Коллекция онлайн

1834, Тобольск – 1882, Москва

Тройка

Эскиз. Середина 1860-х


Эскиз одноименной картины 1866 года, хранящейся в ГТГ.

«Целый ряд его картин, – заметил о Перове Ге, – в которых изображены и страдания детей, и страдания женщин, и страдания взрослых людей, вообще говорит о том, что страдание ему было знакомо, что он его видел и чувствовал, и хотел его выразить». К «Тройке» эти слова относятся в первую очередь. Движение детей, слишком стремительное для непосильной ноши, – груз как бы едет в противоположную сторону, – создает впечатление надрыва, непомерного, как в некрасовском «Плаче детей», нечеловеческого усилия этих маленьких «бурлаков». С ними в изобразительное искусство врывается неожиданная на поэтичном «венециановском» фоне предшествующей поры тема детства, безотрадного, горького, страшного. <...> У Перова в отличие от «Подаяния нищего» Г. Курбе и «Детей-нищих» Ф. С. Журавлева ребенок не просто играет роль сюжетного и социального знака, а обладает мучительной индивидуальной выразительностью и суггестивностью. Это и мечтательная, словно грезящая наяву девочка, и мальчик с прозрачной худобой лица и шеи, фигурка которого не имеет опоры в пространстве. Он буквально повис на веревке, и его длинный, свисающий почти до земли, полупустой рукав придает его силуэту странную, как в брейгелевских «Слепых», болезненно-мистическую окраску. Стена, дорога, небо – все смешивается в каком-то мареве, в мглистом, удушающем тумане, не дающем разглядеть фигуру прохожего, упавшего на колени и, кажется, замаливающего грехи безумного, безжалостного мира. В очертаниях выплывающего из тумана Рождественского монастыря узнается Москва, и в тоже время это просто город с его вселенской глухотой, город, в темных закоулках которого «среди тупого эгоизма, угрюмого разврата, среди всего этого кромешного ада бессмысленно-ненормальной жизни» несутся в никуда «божьи дети». Леняшин В. А. «Святые шестидесятые» // «Святые шестидесятые». Живопись, графика, скульптура. СПб. 2002. С. 8.
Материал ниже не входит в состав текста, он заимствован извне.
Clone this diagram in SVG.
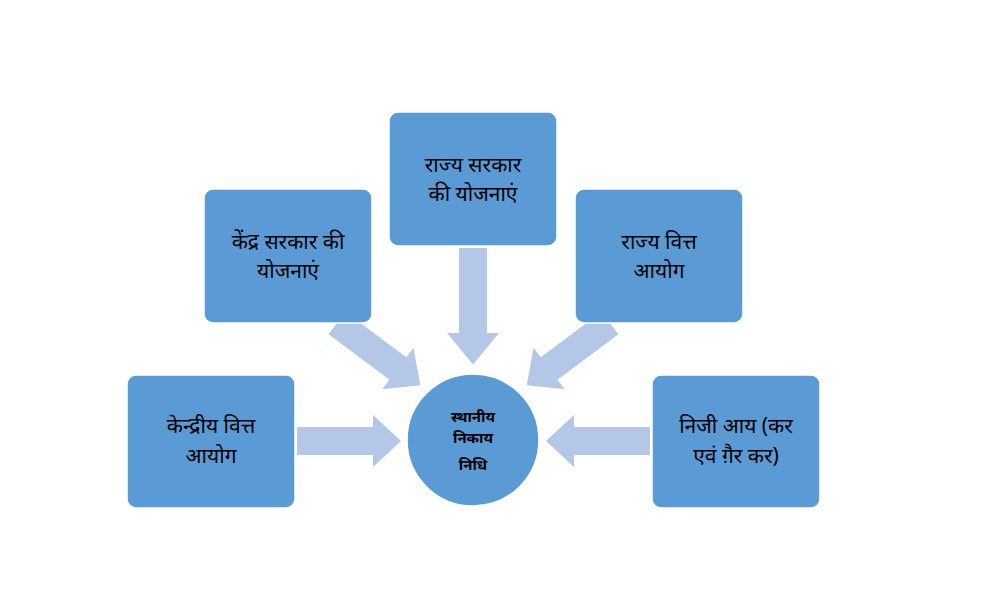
<svg xmlns="http://www.w3.org/2000/svg" width="991" height="616" viewBox="0 0 991 616">
<style>
.box{fill:#5b9bd5;stroke:#fff;stroke-width:1.5}
.ar{fill:#b4c7e7}
.t{font-family:"Noto Sans","Noto Sans Devanagari",sans-serif;font-size:21px;fill:#000;text-anchor:middle}
.c{font-family:"Noto Sans","Noto Sans Devanagari",sans-serif;font-size:15px;font-weight:bold;fill:#000;text-anchor:middle}
</style>
<defs><path id="arw" d="M0,-14 H76 V-26 L104,0 L76,26 V14 H0 Z"/></defs>
<rect width="991" height="616" fill="#fff"/>
<g id="connectors">
<use href="#arw" class="ar" transform="translate(297,441)"/>
<use href="#arw" class="ar" transform="translate(650,441) rotate(180)"/>
<use href="#arw" class="ar" transform="translate(473,248) rotate(90) scale(1.12,1)"/>
<use href="#arw" class="ar" transform="translate(337,323) rotate(36.8)"/>
<use href="#arw" class="ar" transform="translate(610,323) rotate(143.2)"/>
</g>
<g id="n1"><rect class="box" x="127" y="375" width="168" height="133" rx="9"/><text class="t" x="211" y="433">केन्द्रीय वित्त</text><text class="t" x="211" y="463">आयोग</text></g>
<g id="n2"><rect class="box" x="204" y="189" width="168" height="134" rx="9"/><text class="t" x="288" y="249">केंद्र सरकार की</text><text class="t" x="288" y="278">योजनाएं</text></g>
<g id="n3"><rect class="box" x="389" y="112" width="168" height="134" rx="9"/><text class="t" x="473" y="172">राज्य सरकार</text><text class="t" x="473" y="201">की योजनाएं</text></g>
<g id="n4"><rect class="box" x="575" y="189" width="168" height="134" rx="9"/><text class="t" x="659" y="249">राज्य वित्त</text><text class="t" x="659" y="278">आयोग</text></g>
<g id="n5"><rect class="box" x="652" y="375" width="168" height="133" rx="9"/><text class="t" x="736" y="433">निजी आय (कर</text><text class="t" x="736" y="463">एवं ग़ैर कर)</text></g>
<g id="center"><circle cx="473" cy="440" r="66" class="box"/><text class="c" x="473" y="422">स्थानीय</text><text class="c" x="473" y="443">निकाय</text><text class="c" x="473" y="470">निधि</text></g>
</svg>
В «Тройке» Перов словно выплеснул наружу всю глубину и страстность своей необычайно чуткой к детскому горю натуры. Созданные им образы детей, тянущих обледенелую бочку, столь же пронзительны, как образы Илюши в романе Достоевского «Братья Карамазовы» или Ваньки в одноименном рассказе Чехова. За внешним рассказом здесь обнажена незащищенная измученная детская душа. О ней, не знающей радости, о детстве, не знающем детства, говорит в картине художник-гуманист, вложивший в нее всю силу своей скорби и негодования. Муза Перова поистине – муза гнева и печали! Самое главное в картине – тонко переданное выражение лиц надрывающихся детей. Художник напряженно выискивал их в натуре. Вспоминаются слова, однажды сказанные им: «Что ни тип, что ни лицо, что ни характер, то особенность выражения всякого чувства. Глубокий художник тем и познается, что изучает, подмечает все эти особенности, и потому его произведение бессмертно, правдиво и жизненно». Шувалова И. Н. Русское искусство 1860-х годов – вокруг Перова // Святые шестидесятые». Живопись, графика, скульптура. СПб. 2002. С. 26.